The Richard L. Hearn Generating Station (named after Richard Lankaster Hearn) is a decommissioned electrical generating station in Toronto. The plant was originally fired by coal, but later converted to burn natural gas. It is still owned by Ontario Power Generation, a publicly owned electrical generation company. The plant has been described as "Pharaonic in scale", and encompasses cubic metres of space—large enough to fit 12 Parthenons inside.

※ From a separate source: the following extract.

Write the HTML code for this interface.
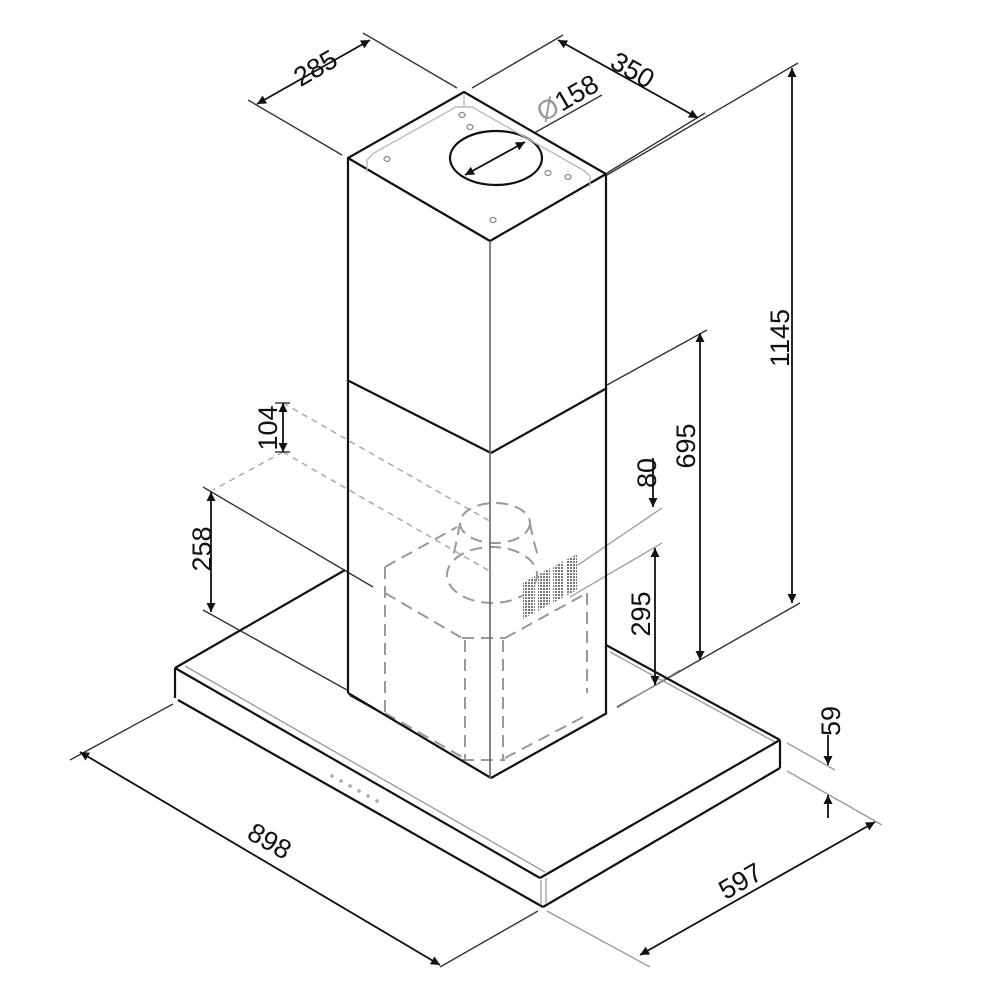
<!DOCTYPE html>
<html><head><meta charset="utf-8"><style>
html,body{margin:0;padding:0;background:#fff;}
svg{display:block;}
text{font-family:"Liberation Sans",Arial,sans-serif;font-size:27px;fill:#111;}
</style></head><body>
<svg width="1000" height="1000" viewBox="0 0 1000 1000" xmlns="http://www.w3.org/2000/svg">
<defs>
<marker id="a" viewBox="0 0 10 10" refX="10" refY="5" markerWidth="13" markerHeight="9" orient="auto-start-reverse" markerUnits="userSpaceOnUse"><path d="M0,0 L10,5 L0,10 z" fill="#111"/></marker>
<pattern id="h" width="3" height="3" patternUnits="userSpaceOnUse"><rect width="3" height="3" fill="#fff"/><rect width="2" height="2" fill="#777"/></pattern>
</defs>

<g stroke="#aaa" stroke-width="1.5" fill="none" stroke-dasharray="6,5">
  <line x1="283" y1="403" x2="493" y2="523"/>
  <line x1="283" y1="452" x2="493" y2="573"/>
  <line x1="283" y1="452" x2="213" y2="490"/>
</g>
<g stroke="#999" stroke-width="2" fill="none" stroke-dasharray="12,7">
  <ellipse cx="495" cy="523" rx="35" ry="20"/>
  <path d="M460,523 Q455,550 452,560"/>
  <path d="M530,523 Q535,550 540,560"/>
  <ellipse cx="492" cy="575" rx="45" ry="28"/>
  <line x1="385" y1="567" x2="457" y2="527"/>
  <line x1="385" y1="567" x2="385" y2="713"/>
  <line x1="385" y1="593" x2="462" y2="638"/>
  <line x1="462" y1="638" x2="505" y2="638"/>
  <line x1="505" y1="638" x2="587" y2="593"/>
  <line x1="587" y1="593" x2="587" y2="693"/>
  <line x1="465" y1="640" x2="465" y2="760"/>
  <line x1="503" y1="640" x2="503" y2="760"/>
  <line x1="385" y1="713" x2="462" y2="757"/>
  <line x1="462" y1="760" x2="505" y2="760"/>
  <line x1="505" y1="758" x2="587" y2="715"/>
</g>
<g fill="url(#h)">
  <polygon points="523,583 535,576 535,612 523,619"/>
  <polygon points="538,575 550,568 550,604 538,611"/>
  <polygon points="553,567 564,561 564,597 553,603"/>
  <polygon points="566,560 577,554 577,590 566,596"/>
</g>

<g stroke="#333" stroke-width="1.4" fill="none">
  <line x1="248" y1="100" x2="342" y2="155"/>
  <line x1="363" y1="33" x2="457" y2="88"/>
  <line x1="472" y1="88" x2="563" y2="35"/>
  <line x1="607" y1="173" x2="705" y2="113"/>
  <line x1="607" y1="175" x2="798" y2="63"/>
  <line x1="527" y1="137" x2="602" y2="95"/>
  <line x1="607" y1="385" x2="707" y2="330"/>
  <line x1="617" y1="707" x2="800" y2="603"/>
  <line x1="203" y1="487" x2="373" y2="587"/>
  <line x1="203" y1="610" x2="347" y2="690"/>
  <line x1="275" y1="403" x2="290" y2="403"/>
  <line x1="275" y1="452" x2="290" y2="452"/>
  <line x1="70" y1="760" x2="173" y2="704"/>
  <line x1="440" y1="967" x2="538" y2="911"/>
</g>
<g stroke="#999" stroke-width="1.3" fill="none">
  <line x1="578" y1="565" x2="662" y2="508"/>
  <line x1="570" y1="597" x2="662" y2="543"/>
  <line x1="617" y1="708" x2="680" y2="670"/>
  <line x1="787" y1="743" x2="835" y2="770"/>
  <line x1="787" y1="771" x2="882" y2="825"/>
  <line x1="547" y1="911" x2="650" y2="967"/>
  <line x1="610" y1="652" x2="775" y2="742"/>
  <line x1="185" y1="666" x2="545" y2="872"/>
</g>

<g stroke="#111" stroke-width="2.2" fill="none" stroke-linejoin="round">
  <polygon points="348,158 464,92 606,174 490,241" fill="#fff"/>
  <line x1="348" y1="158" x2="348" y2="693"/>
  <line x1="606" y1="174" x2="606" y2="713"/>
  <line x1="347" y1="380" x2="491" y2="453"/>
  <line x1="491" y1="453" x2="607" y2="388"/>
  <line x1="348" y1="693" x2="491" y2="778"/>
  <line x1="491" y1="778" x2="607" y2="713"/>
  <ellipse cx="496" cy="158" rx="46" ry="27"/>
</g>
<line x1="490" y1="241" x2="490" y2="778" stroke="#666" stroke-width="1.6"/>
<polyline points="367,172 367,160 374,153 456,107 472,107 583,170 590,176 590,187" stroke="#bbb" stroke-width="1.4" fill="none"/>
<line x1="464" y1="95" x2="464" y2="107" stroke="#bbb" stroke-width="1.4"/>
<g fill="none" stroke="#888" stroke-width="1.2">
  <ellipse cx="462" cy="115" rx="3" ry="2.5"/><ellipse cx="470" cy="127" rx="3" ry="2.5"/>
  <ellipse cx="387" cy="159" rx="3" ry="2.5"/><ellipse cx="548" cy="173" rx="3" ry="2.5"/>
  <ellipse cx="568" cy="177" rx="3" ry="2.5"/><ellipse cx="493" cy="220" rx="3" ry="2.5"/>
</g>

<g stroke="#111" stroke-width="2.2" fill="none" stroke-linejoin="round">
  <line x1="175" y1="668" x2="345" y2="570"/>
  <line x1="606" y1="645" x2="780" y2="740"/>
  <line x1="175" y1="668" x2="540" y2="878"/>
  <line x1="540" y1="878" x2="780" y2="740"/>
  <line x1="175" y1="668" x2="175" y2="698"/>
  <line x1="780" y1="740" x2="780" y2="768"/>
  <line x1="178" y1="700" x2="543" y2="907"/>
  <line x1="543" y1="907" x2="780" y2="768"/>
  <line x1="350" y1="695" x2="375" y2="709"/>
</g>
<line x1="541" y1="880" x2="541" y2="905" stroke="#aaa" stroke-width="1.5"/>
<line x1="546" y1="878" x2="546" y2="903" stroke="#aaa" stroke-width="1.5"/>
<g fill="#aaa"><circle cx="332" cy="776" r="1.8"/><circle cx="341" cy="781" r="1.8"/><circle cx="350" cy="786" r="1.8"/><circle cx="359" cy="791" r="1.8"/><circle cx="368" cy="796" r="1.8"/><circle cx="377" cy="801" r="1.8"/></g>

<g stroke="#111" stroke-width="1.8" fill="none" marker-start="url(#a)" marker-end="url(#a)">
  <line x1="257" y1="104" x2="370" y2="40"/>
  <line x1="558" y1="40" x2="698" y2="118"/>
  <line x1="465" y1="175" x2="525" y2="142"/>
  <line x1="792" y1="68" x2="792" y2="603"/>
  <line x1="700" y1="333" x2="700" y2="660"/>
  <line x1="655" y1="548" x2="655" y2="685"/>
  <line x1="211" y1="492" x2="211" y2="612"/>
  <line x1="283" y1="403" x2="283" y2="452"/>
  <line x1="80" y1="752" x2="440" y2="965"/>
  <line x1="640" y1="955" x2="875" y2="822"/>
</g>
<g stroke="#111" stroke-width="1.8" fill="none" marker-end="url(#a)">
  <line x1="653" y1="458" x2="653" y2="507"/>
  <line x1="828" y1="735" x2="828" y2="765"/>
  <line x1="828" y1="818" x2="828" y2="795"/>
</g>

<text transform="translate(320,76) rotate(-30)" text-anchor="middle">285</text>
<text transform="translate(628,78) rotate(30)" text-anchor="middle">350</text>
<text transform="translate(572,106) rotate(-30)" text-anchor="middle"><tspan fill="#999">Ø</tspan>158</text>
<text transform="translate(789,338) rotate(-90)" text-anchor="middle">1145</text>
<text transform="translate(695,446) rotate(-90)" text-anchor="middle">695</text>
<text transform="translate(656,473) rotate(-90)" text-anchor="middle">80</text>
<text transform="translate(650,614) rotate(-90)" text-anchor="middle">295</text>
<text transform="translate(211,549) rotate(-90)" text-anchor="middle">258</text>
<text transform="translate(277,428) rotate(-90)" text-anchor="middle">104</text>
<text transform="translate(840,721) rotate(-90)" text-anchor="middle">59</text>
<text transform="translate(265,849) rotate(30)" text-anchor="middle">898</text>
<text transform="translate(745,889) rotate(-30)" text-anchor="middle">597</text>
</svg>
</body></html>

The plant is located at 440 Unwin Avenue in Toronto's Port Lands area, directly south of the foot of Carlaw Avenue, across the shipping channel and next to the recently opened Portlands Energy Centre. The Richard L. Hearn Generating Station, together with the nearby Ashbridges Bay Wastewater Treatment Plant sewage sludge incinerator stack and the Commissioners Street waste incinerator stack, stand as towering landmarks of a bygone industrial era in the Portlands area of Toronto (all three facilities are no longer in operation, but their towering smokestacks still stand).
==History==
The R. L. Hearn Generating Station was the site of Canada's first steam turbo-generator set. The station sits in what was once Ashbridge's Bay, a shallow marsh that was filled in with rubble from downtown construction sites from 1911 to 1950s. The station was officially opened on October 26, 1951 by Leslie Frost, Premier of Ontario, with the first two units in service. Four units were in operation by 1953. The plant originally burned coal which was transported on ships through the Saint Lawrence Seaway. The station was designed by Stone & Webster. The turbine generators were built by Parsons in England and the boilers were made in Canada by Babcock & Wilcox (Cambridge, Ontario) and Combustion Engineering (Montreal, Quebec).
Construction on the station was not even finished in the 1950s when Hydro officials and the government began to talk about phasing out the plant with nuclear power and closing it. The early years were marked by difficult labour relations and several near strikes. Several unions were involved in conflicts with management and each other during the life of the station. The R. L. Hearn station was one of the founding locals of the Canadian Union of Operating Engineers and General Workers (CUOE Local 100) in 1960.